* **Given instruction**
Quote the records below word for word, please, from the very first line through the one that contains "-1.037, -1.834, -2.481];", and nothing beyond it.
· · · · ·
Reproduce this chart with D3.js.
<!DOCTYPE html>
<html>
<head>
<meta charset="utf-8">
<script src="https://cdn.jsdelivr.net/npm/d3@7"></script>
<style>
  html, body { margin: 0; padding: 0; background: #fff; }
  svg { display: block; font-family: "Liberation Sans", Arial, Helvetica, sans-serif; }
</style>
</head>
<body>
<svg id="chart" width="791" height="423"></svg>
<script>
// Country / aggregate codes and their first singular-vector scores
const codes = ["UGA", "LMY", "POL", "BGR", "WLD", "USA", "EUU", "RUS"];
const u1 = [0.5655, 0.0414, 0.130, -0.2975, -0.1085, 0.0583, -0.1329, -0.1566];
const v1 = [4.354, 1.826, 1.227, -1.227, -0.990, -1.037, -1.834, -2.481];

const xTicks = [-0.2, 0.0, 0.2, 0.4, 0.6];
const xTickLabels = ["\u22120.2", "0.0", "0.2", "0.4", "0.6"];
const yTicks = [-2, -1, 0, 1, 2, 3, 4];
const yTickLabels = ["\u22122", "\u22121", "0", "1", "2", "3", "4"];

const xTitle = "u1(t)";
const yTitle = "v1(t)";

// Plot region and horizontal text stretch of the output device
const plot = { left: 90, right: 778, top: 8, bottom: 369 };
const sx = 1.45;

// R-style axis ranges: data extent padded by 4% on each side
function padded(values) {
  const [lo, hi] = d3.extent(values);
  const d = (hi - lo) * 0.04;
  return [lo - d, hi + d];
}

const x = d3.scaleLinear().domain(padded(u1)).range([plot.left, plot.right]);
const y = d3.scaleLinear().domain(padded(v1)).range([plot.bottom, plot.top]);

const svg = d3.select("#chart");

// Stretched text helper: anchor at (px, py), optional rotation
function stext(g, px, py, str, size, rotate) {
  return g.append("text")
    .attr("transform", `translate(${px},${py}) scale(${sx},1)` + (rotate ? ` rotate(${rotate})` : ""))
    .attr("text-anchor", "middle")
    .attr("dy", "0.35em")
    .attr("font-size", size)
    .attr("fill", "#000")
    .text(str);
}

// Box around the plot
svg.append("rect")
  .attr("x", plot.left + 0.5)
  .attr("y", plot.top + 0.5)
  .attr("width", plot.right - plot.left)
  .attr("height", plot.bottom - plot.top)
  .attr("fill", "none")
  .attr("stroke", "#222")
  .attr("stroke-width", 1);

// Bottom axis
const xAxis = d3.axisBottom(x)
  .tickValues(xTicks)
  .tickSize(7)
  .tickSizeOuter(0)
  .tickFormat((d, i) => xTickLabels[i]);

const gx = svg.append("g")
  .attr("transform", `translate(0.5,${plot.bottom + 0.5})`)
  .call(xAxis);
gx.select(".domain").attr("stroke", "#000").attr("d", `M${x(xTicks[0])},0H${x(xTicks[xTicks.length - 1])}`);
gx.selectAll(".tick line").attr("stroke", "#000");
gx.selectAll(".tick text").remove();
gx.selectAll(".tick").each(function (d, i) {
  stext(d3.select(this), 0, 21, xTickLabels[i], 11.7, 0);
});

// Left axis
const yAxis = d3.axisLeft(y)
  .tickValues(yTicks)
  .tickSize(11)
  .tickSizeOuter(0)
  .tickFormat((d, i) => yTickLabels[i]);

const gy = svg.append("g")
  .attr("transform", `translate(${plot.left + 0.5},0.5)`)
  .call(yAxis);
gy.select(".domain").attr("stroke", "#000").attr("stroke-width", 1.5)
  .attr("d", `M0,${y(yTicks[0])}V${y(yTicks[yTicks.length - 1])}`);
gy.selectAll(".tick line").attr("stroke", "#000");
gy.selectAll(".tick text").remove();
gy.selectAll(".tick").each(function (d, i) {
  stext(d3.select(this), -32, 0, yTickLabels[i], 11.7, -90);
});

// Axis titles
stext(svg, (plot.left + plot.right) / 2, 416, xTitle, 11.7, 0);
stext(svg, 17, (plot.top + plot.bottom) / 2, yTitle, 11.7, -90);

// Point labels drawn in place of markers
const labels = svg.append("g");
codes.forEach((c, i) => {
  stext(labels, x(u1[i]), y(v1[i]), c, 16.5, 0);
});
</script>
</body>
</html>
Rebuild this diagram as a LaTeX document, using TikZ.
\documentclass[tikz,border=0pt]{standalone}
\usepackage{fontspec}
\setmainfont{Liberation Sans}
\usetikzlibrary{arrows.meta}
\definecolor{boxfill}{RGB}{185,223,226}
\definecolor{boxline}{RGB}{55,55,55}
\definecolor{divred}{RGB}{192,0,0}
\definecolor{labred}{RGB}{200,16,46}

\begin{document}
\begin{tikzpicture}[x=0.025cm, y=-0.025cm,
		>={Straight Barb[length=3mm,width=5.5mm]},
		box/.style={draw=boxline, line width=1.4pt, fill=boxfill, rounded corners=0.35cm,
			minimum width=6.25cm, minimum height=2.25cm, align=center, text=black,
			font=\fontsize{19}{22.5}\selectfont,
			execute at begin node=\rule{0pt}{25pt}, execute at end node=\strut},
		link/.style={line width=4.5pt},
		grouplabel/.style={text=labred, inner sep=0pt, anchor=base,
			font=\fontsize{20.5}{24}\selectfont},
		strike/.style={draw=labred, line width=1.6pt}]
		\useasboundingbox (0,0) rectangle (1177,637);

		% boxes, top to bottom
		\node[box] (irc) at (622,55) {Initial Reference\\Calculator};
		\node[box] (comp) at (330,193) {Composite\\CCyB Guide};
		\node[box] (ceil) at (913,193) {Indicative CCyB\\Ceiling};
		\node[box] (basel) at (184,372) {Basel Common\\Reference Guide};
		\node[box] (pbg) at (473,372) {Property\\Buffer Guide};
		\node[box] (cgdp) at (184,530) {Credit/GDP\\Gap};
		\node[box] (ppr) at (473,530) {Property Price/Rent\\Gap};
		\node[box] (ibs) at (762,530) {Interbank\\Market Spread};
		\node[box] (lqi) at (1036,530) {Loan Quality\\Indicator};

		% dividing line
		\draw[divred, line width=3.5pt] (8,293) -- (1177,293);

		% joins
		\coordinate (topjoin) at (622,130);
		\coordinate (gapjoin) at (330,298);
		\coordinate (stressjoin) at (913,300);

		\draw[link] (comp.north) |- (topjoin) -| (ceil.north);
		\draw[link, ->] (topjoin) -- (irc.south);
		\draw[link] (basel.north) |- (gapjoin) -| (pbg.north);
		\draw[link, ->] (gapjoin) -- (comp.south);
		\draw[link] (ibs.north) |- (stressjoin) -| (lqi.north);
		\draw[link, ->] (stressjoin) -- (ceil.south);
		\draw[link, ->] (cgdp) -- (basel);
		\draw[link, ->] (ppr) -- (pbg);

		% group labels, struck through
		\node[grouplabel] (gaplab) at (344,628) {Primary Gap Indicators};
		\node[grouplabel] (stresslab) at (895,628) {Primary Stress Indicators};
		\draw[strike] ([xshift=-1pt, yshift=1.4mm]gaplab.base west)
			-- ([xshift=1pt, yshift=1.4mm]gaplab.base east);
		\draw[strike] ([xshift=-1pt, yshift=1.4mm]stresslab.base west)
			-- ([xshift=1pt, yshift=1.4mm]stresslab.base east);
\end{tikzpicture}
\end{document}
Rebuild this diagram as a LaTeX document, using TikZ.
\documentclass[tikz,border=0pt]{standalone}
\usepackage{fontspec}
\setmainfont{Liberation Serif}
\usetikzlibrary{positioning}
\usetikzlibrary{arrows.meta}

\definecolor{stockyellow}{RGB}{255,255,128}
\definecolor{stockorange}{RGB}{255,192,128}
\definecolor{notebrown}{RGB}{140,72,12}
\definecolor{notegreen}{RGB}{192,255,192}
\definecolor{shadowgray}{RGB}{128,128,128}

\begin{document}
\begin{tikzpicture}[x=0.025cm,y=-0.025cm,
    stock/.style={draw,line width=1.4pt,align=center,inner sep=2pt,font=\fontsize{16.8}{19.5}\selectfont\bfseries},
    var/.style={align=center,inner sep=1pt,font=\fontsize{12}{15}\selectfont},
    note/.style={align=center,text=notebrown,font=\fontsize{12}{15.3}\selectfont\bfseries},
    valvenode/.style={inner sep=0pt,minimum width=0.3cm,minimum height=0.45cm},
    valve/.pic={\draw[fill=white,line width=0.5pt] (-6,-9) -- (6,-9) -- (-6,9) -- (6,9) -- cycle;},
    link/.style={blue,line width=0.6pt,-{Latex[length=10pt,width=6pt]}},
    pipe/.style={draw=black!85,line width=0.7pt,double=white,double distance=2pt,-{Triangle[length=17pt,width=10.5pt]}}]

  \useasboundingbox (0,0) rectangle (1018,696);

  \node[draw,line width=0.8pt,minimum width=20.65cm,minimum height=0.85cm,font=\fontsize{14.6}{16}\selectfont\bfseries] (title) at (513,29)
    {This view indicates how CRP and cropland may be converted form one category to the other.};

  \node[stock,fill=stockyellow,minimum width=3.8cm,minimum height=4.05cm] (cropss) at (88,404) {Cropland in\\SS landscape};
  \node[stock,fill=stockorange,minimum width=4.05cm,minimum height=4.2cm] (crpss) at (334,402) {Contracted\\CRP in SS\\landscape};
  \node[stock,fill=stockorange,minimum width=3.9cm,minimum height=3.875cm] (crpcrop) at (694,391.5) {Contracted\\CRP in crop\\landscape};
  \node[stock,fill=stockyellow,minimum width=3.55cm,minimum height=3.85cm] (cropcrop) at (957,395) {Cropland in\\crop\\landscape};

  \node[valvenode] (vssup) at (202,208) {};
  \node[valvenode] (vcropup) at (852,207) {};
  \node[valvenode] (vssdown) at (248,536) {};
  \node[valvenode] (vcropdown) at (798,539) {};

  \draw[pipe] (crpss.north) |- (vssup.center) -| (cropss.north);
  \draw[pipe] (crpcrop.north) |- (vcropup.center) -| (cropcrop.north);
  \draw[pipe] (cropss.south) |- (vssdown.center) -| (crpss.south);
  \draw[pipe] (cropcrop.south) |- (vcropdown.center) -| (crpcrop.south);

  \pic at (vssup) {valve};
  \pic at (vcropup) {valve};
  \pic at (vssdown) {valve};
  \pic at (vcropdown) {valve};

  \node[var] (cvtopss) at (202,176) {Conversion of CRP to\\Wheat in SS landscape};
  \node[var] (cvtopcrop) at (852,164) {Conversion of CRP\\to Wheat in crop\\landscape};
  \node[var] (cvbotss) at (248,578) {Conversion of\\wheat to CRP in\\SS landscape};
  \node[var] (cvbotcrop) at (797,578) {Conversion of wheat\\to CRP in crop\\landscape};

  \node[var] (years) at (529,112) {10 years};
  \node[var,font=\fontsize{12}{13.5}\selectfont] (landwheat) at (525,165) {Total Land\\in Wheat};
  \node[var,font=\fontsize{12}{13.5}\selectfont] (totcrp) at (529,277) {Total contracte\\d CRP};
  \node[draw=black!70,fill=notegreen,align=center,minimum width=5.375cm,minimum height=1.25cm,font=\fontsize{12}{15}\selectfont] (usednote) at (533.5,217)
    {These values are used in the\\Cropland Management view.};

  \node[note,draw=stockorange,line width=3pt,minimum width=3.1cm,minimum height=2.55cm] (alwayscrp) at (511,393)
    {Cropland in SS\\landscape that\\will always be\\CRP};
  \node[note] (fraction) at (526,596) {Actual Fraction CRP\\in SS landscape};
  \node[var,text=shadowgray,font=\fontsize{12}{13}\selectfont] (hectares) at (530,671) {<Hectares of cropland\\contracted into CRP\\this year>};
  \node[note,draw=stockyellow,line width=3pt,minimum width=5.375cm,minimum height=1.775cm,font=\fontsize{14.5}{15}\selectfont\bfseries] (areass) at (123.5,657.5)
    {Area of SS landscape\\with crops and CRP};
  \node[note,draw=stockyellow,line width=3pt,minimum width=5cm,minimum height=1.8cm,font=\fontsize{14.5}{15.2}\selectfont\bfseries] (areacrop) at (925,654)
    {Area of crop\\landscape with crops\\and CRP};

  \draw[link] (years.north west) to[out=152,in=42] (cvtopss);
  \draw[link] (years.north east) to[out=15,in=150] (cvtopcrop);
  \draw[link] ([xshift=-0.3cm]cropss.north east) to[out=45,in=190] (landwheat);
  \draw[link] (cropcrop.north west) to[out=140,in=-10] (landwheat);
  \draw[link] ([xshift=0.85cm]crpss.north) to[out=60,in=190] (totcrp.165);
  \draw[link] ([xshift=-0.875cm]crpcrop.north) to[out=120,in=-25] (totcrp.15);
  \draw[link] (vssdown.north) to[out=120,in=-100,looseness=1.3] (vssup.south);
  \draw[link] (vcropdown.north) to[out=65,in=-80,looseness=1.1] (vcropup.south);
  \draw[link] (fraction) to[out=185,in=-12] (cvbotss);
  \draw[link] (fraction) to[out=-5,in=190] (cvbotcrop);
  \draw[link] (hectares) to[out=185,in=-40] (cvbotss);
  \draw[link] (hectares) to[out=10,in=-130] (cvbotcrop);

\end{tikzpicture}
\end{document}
· · · · ·
* **Full response**
Reproduce this chart with D3.js.
<!DOCTYPE html>
<html>
<head>
<meta charset="utf-8">
<script src="https://cdn.jsdelivr.net/npm/d3@7"></script>
<style>
  html, body { margin: 0; padding: 0; background: #fff; }
  svg { display: block; font-family: "Liberation Sans", Arial, Helvetica, sans-serif; }
</style>
</head>
<body>
<svg id="chart" width="791" height="423"></svg>
<script>
// Country / aggregate codes and their first singular-vector scores
const codes = ["UGA", "LMY", "POL", "BGR", "WLD", "USA", "EUU", "RUS"];
const u1 = [0.5655, 0.0414, 0.130, -0.2975, -0.1085, 0.0583, -0.1329, -0.1566];
const v1 = [4.354, 1.826, 1.227, -1.227, -0.990, -1.037, -1.834, -2.481];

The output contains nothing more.